Kulturelle Aneignung
So orientieren sich die westafrikanischen Dogon bei der Inszenierung ihrer Maskentänze und Rituale an dem, was Marcel Griaule in den 1930er Jahren über sie geschrieben hatte, und die Indigenen der amerikanischen Nordwestküste studierten die restaurierte Fassung des halbdokumentarischen Films «In the Land of the War Canoes» aus dem Jahr 1914.
«Die einstigen Fremdbilder», so Kohl, «sind so gewissermassen selbst zu einem Teil ihres ‹authentischen› Kulturerbes geworden.» Ein Vorzug seines facettenreichen und anschaulichen Buchs ist die Einbeziehung der Widerstandsgeschichte der neun geschilderten Stammesgesellschaften vom Erstkontakt bis in die unmittelbare Gegenwart.

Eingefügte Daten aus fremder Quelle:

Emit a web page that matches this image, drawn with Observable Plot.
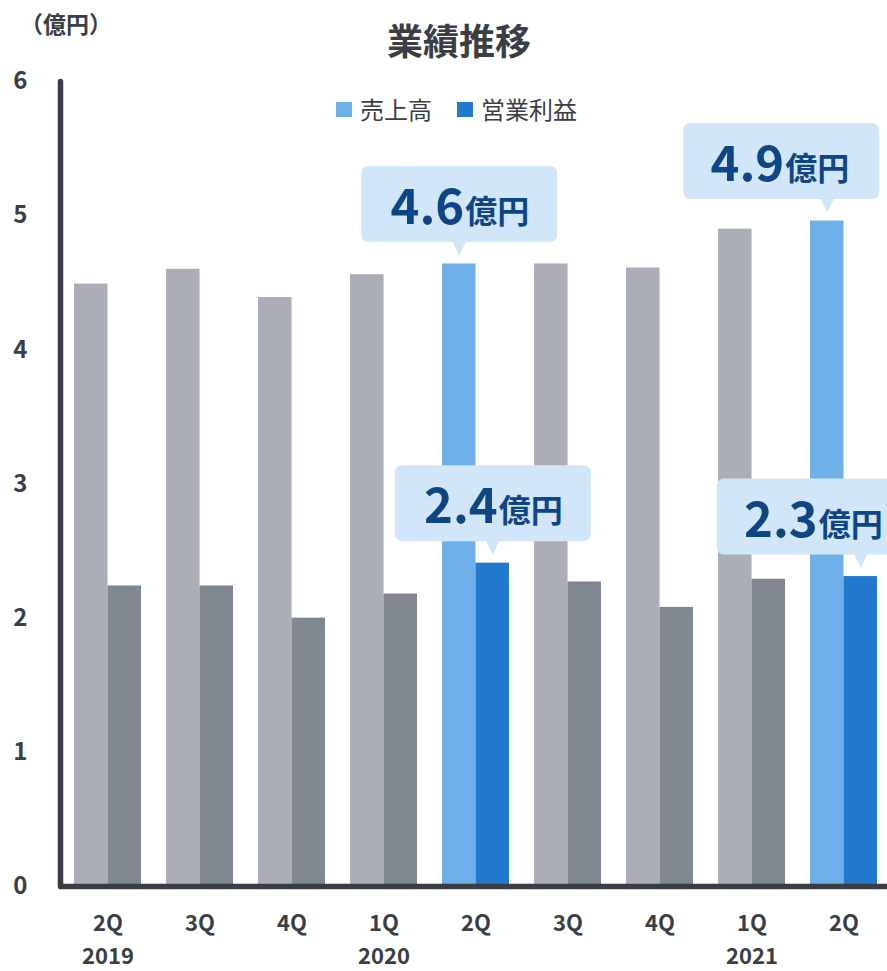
<!DOCTYPE html>
<html>
<head>
<meta charset="utf-8">
<script src="https://cdn.jsdelivr.net/npm/d3@7"></script>
<script src="https://cdn.jsdelivr.net/npm/@observablehq/plot@0.6"></script>
<style>
  html, body { margin: 0; padding: 0; background: #fff; overflow: hidden; }
  body { font-family: "Noto Sans CJK JP", "Noto Sans", sans-serif; }
  #wrap { position: relative; width: 887px; height: 971px; overflow: hidden; }
  #chart { position: absolute; left: 0; top: 0; width: 900px; }
  #title { position: absolute; left: 0; width: 918px; top: 21px; text-align: center; font-size: 36px; font-weight: 700; color: #3a3e44; line-height: 1; }
  #unit { position: absolute; left: 20px; top: 12px; font-size: 23px; font-weight: 700; color: #3a3e44; line-height: 1; }
  #legend { position: absolute; left: 336px; top: 97px; display: flex; align-items: center; font-size: 24px; color: #3a3e44; line-height: 1; }
  #legend .item { display: flex; align-items: center; margin-right: 25px; }
  #legend .sw { width: 16px; height: 15px; margin-right: 8px; }
</style>
</head>
<body>
<div id="wrap">
  <div id="chart"></div>
  <div id="unit">（億円）</div>
  <div id="title">業績推移</div>
  <div id="legend"></div>
</div>
<script>
// ---- data ----
const periods = ["2019-2Q","2019-3Q","2019-4Q","2020-1Q","2020-2Q","2020-3Q","2020-4Q","2021-1Q","2021-2Q"];
const quarterLabels = ["2Q","3Q","4Q","1Q","2Q","3Q","4Q","1Q","2Q"];
const yearLabels = ["2019","","","2020","","","","2021",""];
const seriesNames = ["売上高","営業利益"];
const salesValues = [4.49, 4.60, 4.39, 4.56, 4.64, 4.64, 4.61, 4.90, 4.96];
const profitValues = [2.24, 2.24, 2.00, 2.18, 2.41, 2.27, 2.08, 2.29, 2.31];
const highlightPeriods = ["2020-2Q","2021-2Q"];
const calloutPeriods = ["2020-2Q","2020-2Q","2021-2Q","2021-2Q"];
const calloutSeries = ["売上高","営業利益","売上高","営業利益"];
const calloutLabels = ["4.6","2.4","4.9","2.3"];
const calloutUnit = "億円";
const yTicks = [0, 1, 2, 3, 4, 5, 6];
const chartTitle = "業績推移";
const unitLabel = "（億円）";

// ---- styles ----
const baseColors = {"売上高": "#abaeb6", "営業利益": "#808791"};
const hiColors = {"売上高": "#70b0e8", "営業利益": "#2379cf"};
const INK = "#3a3e44";
const NAVY = "#0e4585";
const BUBBLE = "#d1e6f8";
const HALF = 33.5;

document.getElementById("title").textContent = chartTitle;
document.getElementById("unit").textContent = unitLabel;
const legend = document.getElementById("legend");
seriesNames.forEach(s => {
  const it = document.createElement("div"); it.className = "item";
  const sw = document.createElement("div"); sw.className = "sw"; sw.style.background = hiColors[s];
  const tx = document.createElement("span"); tx.textContent = s;
  it.appendChild(sw); it.appendChild(tx); legend.appendChild(it);
});

const rows = periods.flatMap((p, i) => [
  {period: p, series: seriesNames[0], value: salesValues[i]},
  {period: p, series: seriesNames[1], value: profitValues[i]}
]);
rows.forEach(d => { d.fill = highlightPeriods.includes(d.period) ? hiColors[d.series] : baseColors[d.series]; });

const callouts = calloutPeriods.map((p, i) => ({
  period: p,
  series: calloutSeries[i],
  label: calloutLabels[i],
  value: rows.find(r => r.period === p && r.series === calloutSeries[i]).value,
  edge: p === periods[periods.length - 1]
}));

function bubble(left) {
  const W = 196, T = -98, B = -22, r = 7;
  const L = left, R = left + W;
  return {
    draw(ctx) {
      ctx.moveTo(L + r, T);
      ctx.lineTo(R - r, T);
      ctx.arcTo(R, T, R, T + r, r);
      ctx.lineTo(R, B - r);
      ctx.arcTo(R, B, R - r, B, r);
      ctx.lineTo(6.5, B);
      ctx.lineTo(0, -8.5);
      ctx.lineTo(-6.5, B);
      ctx.lineTo(L + r, B);
      ctx.arcTo(L, B, L, B - r, r);
      ctx.lineTo(L, T + r);
      ctx.arcTo(L, T, L + r, T, r);
      ctx.closePath();
    }
  };
}

const calloutMarks = callouts.flatMap(c => {
  const off = c.series === seriesNames[0] ? -HALF / 2 : HALF / 2;
  const left = c.edge ? -144 : -98;
  const split = left + 98 + (c.edge ? 3 : 5);
  return [
    Plot.dot([c], {x: "period", y: "value", dx: off, symbol: bubble(left), fill: BUBBLE, stroke: "none", r: 5}),
    Plot.text([c], {x: "period", y: "value", text: d => d.label, dx: off + split, dy: -40,
      textAnchor: "end", lineAnchor: "bottom", fontSize: 49, fontWeight: 700, fill: NAVY}),
    Plot.text([c], {x: "period", y: "value", text: () => calloutUnit, dx: off + split + 1, dy: -41,
      textAnchor: "start", lineAnchor: "bottom", fontSize: 32, fontWeight: 700, fill: NAVY})
  ];
});

const chart = Plot.plot({
  width: 900,
  height: 971,
  marginTop: 81,
  marginBottom: 85,
  marginLeft: 60,
  marginRight: 9,
  style: {fontFamily: '"Noto Sans CJK JP", sans-serif', background: "transparent", color: INK, maxWidth: "none", overflow: "visible"},
  x: {domain: periods, paddingInner: 0.274, paddingOuter: 0.141},
  y: {domain: [0, 6]},
  color: {type: "identity"},
  marks: [
    Plot.barY(rows.filter(d => d.series === seriesNames[0]), {x: "period", y: "value", fill: "fill", insetRight: HALF}),
    Plot.barY(rows.filter(d => d.series === seriesNames[1]), {x: "period", y: "value", fill: "fill", insetLeft: HALF}),
    Plot.ruleY([0], {stroke: INK, strokeWidth: 5.5}),
    Plot.frame({anchor: "left", stroke: INK, strokeWidth: 5.5, strokeLinecap: "round"}),
    Plot.axisY({ticks: yTicks, tickFormat: d => String(d), tickSize: 0, tickPadding: 33, fontSize: 24, fontWeight: 700, label: null, fill: INK}),
    Plot.axisX({tickSize: 0, tickPadding: 29, tickFormat: d => quarterLabels[periods.indexOf(d)], fontSize: 22, fontWeight: 700, label: null, fill: INK}),
    Plot.axisX({tickSize: 0, tickPadding: 62, tickFormat: d => yearLabels[periods.indexOf(d)], fontSize: 22, fontWeight: 700, label: null, fill: INK}),
    ...calloutMarks
  ]
});
document.getElementById("chart").appendChild(chart);
</script>
</body>
</html>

Sie erscheinen in seiner Sicht als handlungsmächtige Akteure, denen es immer wieder gelungen ist, ihre kulturelle Eigenständigkeit gegenüber den Bekehrungsversuchen der Missionare und den Zwangsmassnahmen der Kolonialverwaltungen zu bewahren.
Eine differenzierte Betrachtung widmet er dem heute vieldiskutierten Phänomen der kulturellen Aneignung. Ein klarer Fall ist das Beispiel der Mitglieder der Handelskammer von Seattle, die Ende des 19. Jahrhunderts bei einem Ausflug in die nördlichen Küstenregionen Kanadas einen prächtigen Wappenfahl in einer irrtümlicherweise verlassen geglaubten Siedlung der Tlingit fällten, um damit das Erscheinungsbild ihrer boomenden Stadt zu verschönern. Weniger eindeutig ist das Beispiel der von Repräsentanten der Hopi heute zurückgeforderten Kachina-Puppen. Sie waren einst eigens für den Verkauf an Touristen angefertigt worden.
Karl-Heinz Kohl: Neun Stämme. Das Erbe der Indigenen und die Wurzeln der Moderne. C.-H.-Beck-Verlag, München 2024. 312 S., Fr. 46.90.